**DATA EXCERPT**
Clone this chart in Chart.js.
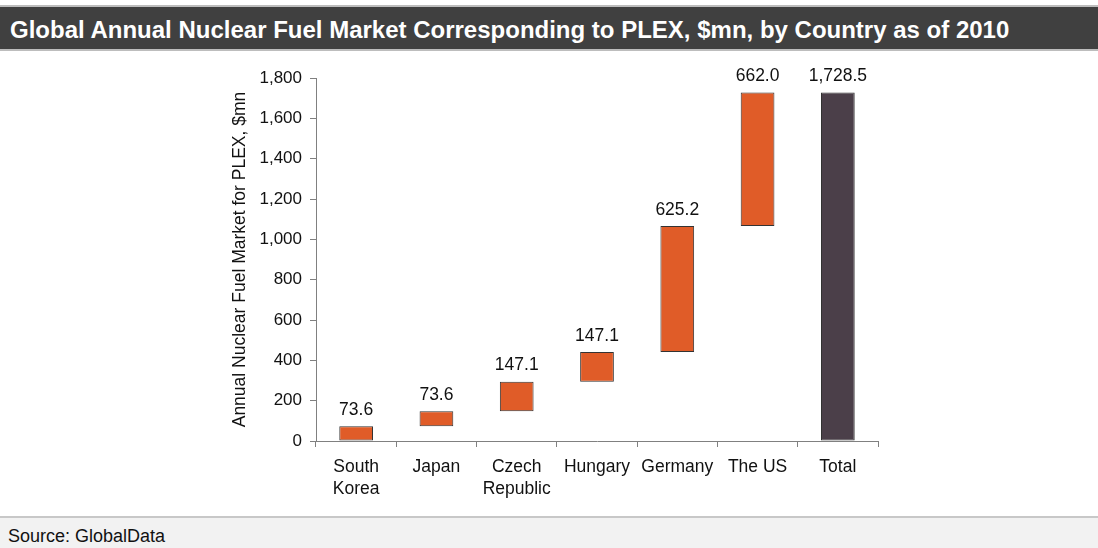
<!DOCTYPE html>
<html>
<head>
<meta charset="utf-8">
<script src="https://cdn.jsdelivr.net/npm/chart.js@4/dist/chart.umd.min.js"></script>
<style>
  html, body { margin: 0; padding: 0; background: #fff; }
  body { width: 1098px; height: 548px; position: relative; overflow: hidden; font-family: "Liberation Sans", Arial, sans-serif; }
  #title { position: absolute; left: 0; top: 5px; width: 1088px; height: 42px; background: #404040; border-top: 2px solid #bdbdbd; border-bottom: 2px solid #bdbdbd; color: #fff; font-weight: bold; font-size: 24px; line-height: 45px; padding-left: 10px; box-sizing: content-box; white-space: nowrap; }
  #footer { position: absolute; left: 0; top: 516px; width: 1090px; height: 30px; background: #f2f2f2; border-top: 2px solid #c8c8c8; color: #111; font-size: 18px; line-height: 37px; padding-left: 8px; white-space: nowrap; }
  #wrap { position: absolute; left: 0; top: 0; width: 1098px; height: 548px; }
</style>
</head>
<body>
<div id="wrap"><canvas id="c" width="1098" height="548"></canvas></div>
<div id="title">Global Annual Nuclear Fuel Market Corresponding to PLEX, $mn, by Country as of 2010</div>
<div id="footer">Source: GlobalData</div>
<script>
const categories = [["South", "Korea"], "Japan", ["Czech", "Republic"], "Hungary", "Germany", "The US", "Total"];
const increments = [73.6, 73.6, 147.1, 147.1, 625.2, 662.0];
const totalValue = 1728.5;
const valueLabels = ["73.6", "73.6", "147.1", "147.1", "625.2", "662.0", "1,728.5"];
const yTicks = [0, 200, 400, 600, 800, 1000, 1200, 1400, 1600, 1800];
const yTitle = "Annual Nuclear Fuel Market for PLEX, $mn";

const floating = [];
let run = 0;
for (const v of increments) { floating.push([run, run + v]); run += v; }
floating.push([0, totalValue]);
const colors = categories.map((c, i) => i === categories.length - 1 ? "#4b3f49" : "#e05c28");
const FONT = "'Liberation Sans', Arial, sans-serif";

const labelPlugin = {
  id: "valueLabels",
  afterDatasetsDraw(chart) {
    const ctx = chart.ctx;
    const meta = chart.getDatasetMeta(0);
    ctx.save();
    ctx.font = "17.5px " + FONT;
    ctx.fillStyle = "#111";
    ctx.textAlign = "center";
    ctx.textBaseline = "middle";
    meta.data.forEach((bar, i) => {
      const top = Math.min(bar.y, bar.base);
      ctx.fillText(valueLabels[i], bar.x, top - 16);
    });
    ctx.restore();
  }
};

new Chart(document.getElementById("c"), {
  type: "bar",
  data: {
    labels: categories,
    datasets: [{
      data: floating,
      backgroundColor: colors,
      borderColor: "#333",
      borderWidth: 1,
      borderSkipped: false,
      barPercentage: 0.42,
      categoryPercentage: 1.0
    }]
  },
  options: {
    responsive: false,
    animation: false,
    layout: { padding: { left: 230, right: 220, top: 78, bottom: 47 } },
    plugins: { legend: { display: false }, tooltip: { enabled: false } },
    scales: {
      x: {
        offset: true,
        grid: { offset: true, drawOnChartArea: false, tickLength: 6, color: "#808080" },
        border: { color: "#808080", width: 1 },
        ticks: { color: "#111", font: { family: FONT, size: 17.5, lineHeight: 1.26 }, padding: 9, maxRotation: 0, autoSkip: false },
        afterFit(s) { s.height = 60; }
      },
      y: {
        min: 0, max: 1800,
        afterBuildTicks(s) { s.ticks = yTicks.map(v => ({ value: v })); },
        grid: { drawOnChartArea: false, tickLength: 6, color: "#808080" },
        border: { color: "#808080", width: 1 },
        ticks: { color: "#111", font: { family: FONT, size: 17 }, padding: 8,
          callback: v => v.toLocaleString("en-US") },
        title: { display: true, text: yTitle, color: "#111", font: { family: FONT, size: 17.5 }, padding: 0 },
        afterFit(s) { s.width = 86; }
      }
    }
  },
  plugins: [labelPlugin]
});
</script>
</body>
</html>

**PROBLEM TO WORK ON**
Copy out all the data without changing anything, and drop the pictures.

**REPLY TO THE TASK**
Clone this chart in Chart.js.
<!DOCTYPE html>
<html>
<head>
<meta charset="utf-8">
<script src="https://cdn.jsdelivr.net/npm/chart.js@4/dist/chart.umd.min.js"></script>
<style>
  html, body { margin: 0; padding: 0; background: #fff; }
  body { width: 1098px; height: 548px; position: relative; overflow: hidden; font-family: "Liberation Sans", Arial, sans-serif; }
  #title { position: absolute; left: 0; top: 5px; width: 1088px; height: 42px; background: #404040; border-top: 2px solid #bdbdbd; border-bottom: 2px solid #bdbdbd; color: #fff; font-weight: bold; font-size: 24px; line-height: 45px; padding-left: 10px; box-sizing: content-box; white-space: nowrap; }
  #footer { position: absolute; left: 0; top: 516px; width: 1090px; height: 30px; background: #f2f2f2; border-top: 2px solid #c8c8c8; color: #111; font-size: 18px; line-height: 37px; padding-left: 8px; white-space: nowrap; }
  #wrap { position: absolute; left: 0; top: 0; width: 1098px; height: 548px; }
</style>
</head>
<body>
<div id="wrap"><canvas id="c" width="1098" height="548"></canvas></div>
<div id="title">Global Annual Nuclear Fuel Market Corresponding to PLEX, $mn, by Country as of 2010</div>
<div id="footer">Source: GlobalData</div>
<script>
const categories = [["South", "Korea"], "Japan", ["Czech", "Republic"], "Hungary", "Germany", "The US", "Total"];
const increments = [73.6, 73.6, 147.1, 147.1, 625.2, 662.0];
const totalValue = 1728.5;
const valueLabels = ["73.6", "73.6", "147.1", "147.1", "625.2", "662.0", "1,728.5"];
const yTicks = [0, 200, 400, 600, 800, 1000, 1200, 1400, 1600, 1800];
const yTitle = "Annual Nuclear Fuel Market for PLEX, $mn";

const floating = [];
let run = 0;
for (const v of increments) { floating.push([run, run + v]); run += v; }
floating.push([0, totalValue]);
const colors = categories.map((c, i) => i === categories.length - 1 ? "#4b3f49" : "#e05c28");
const FONT = "'Liberation Sans', Arial, sans-serif";

const labelPlugin = {
  id: "valueLabels",
  afterDatasetsDraw(chart) {
    const ctx = chart.ctx;
    const meta = chart.getDatasetMeta(0);
    ctx.save();
    ctx.font = "17.5px " + FONT;
    ctx.fillStyle = "#111";
    ctx.textAlign = "center";
    ctx.textBaseline = "middle";
    meta.data.forEach((bar, i) => {
      const top = Math.min(bar.y, bar.base);
      ctx.fillText(valueLabels[i], bar.x, top - 16);
    });
    ctx.restore();
  }
};

new Chart(document.getElementById("c"), {
  type: "bar",
  data: {
    labels: categories,
    datasets: [{
      data: floating,
      backgroundColor: colors,
      borderColor: "#333",
      borderWidth: 1,
      borderSkipped: false,
      barPercentage: 0.42,
      categoryPercentage: 1.0
    }]
  },
  options: {
    responsive: false,
    animation: false,
    layout: { padding: { left: 230, right: 220, top: 78, bottom: 47 } },
    plugins: { legend: { display: false }, tooltip: { enabled: false } },
    scales: {
      x: {
        offset: true,
        grid: { offset: true, drawOnChartArea: false, tickLength: 6, color: "#808080" },
        border: { color: "#808080", width: 1 },
        ticks: { color: "#111", font: { family: FONT, size: 17.5, lineHeight: 1.26 }, padding: 9, maxRotation: 0, autoSkip: false },
        afterFit(s) { s.height = 60; }
      },
      y: {
        min: 0, max: 1800,
        afterBuildTicks(s) { s.ticks = yTicks.map(v => ({ value: v })); },
        grid: { drawOnChartArea: false, tickLength: 6, color: "#808080" },
        border: { color: "#808080", width: 1 },
        ticks: { color: "#111", font: { family: FONT, size: 17 }, padding: 8,
          callback: v => v.toLocaleString("en-US") },
        title: { display: true, text: yTitle, color: "#111", font: { family: FONT, size: 17.5 }, padding: 0 },
        afterFit(s) { s.width = 86; }
      }
    }
  },
  plugins: [labelPlugin]
});
</script>
</body>
</html>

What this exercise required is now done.